FDA: Blue Bell Knew About Listeria in 2013

The FDA has released its inspection reports on Blue Bell’s three ice cream facilities revealing food safety violations at all of them and the presence of Listeria in one of them as far back as 2013.  Blue Bell ice cream has been linked to a Listeria outbreak that has sickened at least 10 people in four states, three of whom have died.

Blue Bell Ice Cream Cups Listeria RecallThe company has recalled all of its products. Consumers who have Blue Bell ice cream in their freezers should not eat it as they risk serious illness if they do.

Blue Bell’s three production facilities,  in Brehnam, Texas; Broken Arrow, Oklahoma; and Sylacauga, Alabama, all had multiple food safety violations. At the Broken Arrow facility where operations have been suspended  since April 3,  Listeria monocytogenes bacteria was found repeatedly during inspections as far back as 2013.

Listeria was isolated from samples of non-contact food surfaces five times in 2013 , 10 times in 2014, once in January 2015 and once in February 2015. Listeria was also found after the outbreak was discovered  in environmental samples collected by the FDA on March 24 and March 25 2015.

The company’s testing plan, used to evaluate the efficacy of the cleaning cleaning and sanitizing program, was inadequate, the FDA says.

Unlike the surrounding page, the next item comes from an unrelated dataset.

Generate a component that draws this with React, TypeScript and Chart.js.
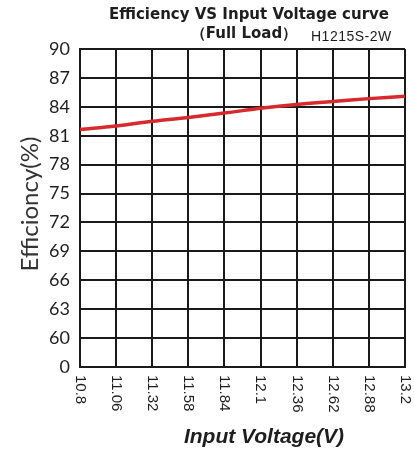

The plan did not include: taking samples from food contact surfaces, any preventative action needed if bacterial contamination were found, the impact on the products produced on the affected date, identification of  the strain of Listeria associated with any positive results or an analysis of why cleaning and sanitizing treatments didn’t work.

In addition, tests of coliform counts, an indicator of contamination, were higher than the safe threshold 13 times between  April 15, 12014 and March 16, 2015.

Other violations included using water that wasn’t hot enough during the cleaning process, condensate dripping on to equipment and into product, employees not washing or sanitizing hands properly, lack of procedure for employee footwear in sanitary areas, use of equipment that cannot be properly cleaned or maintained and failure to hold foods at proper temperatures.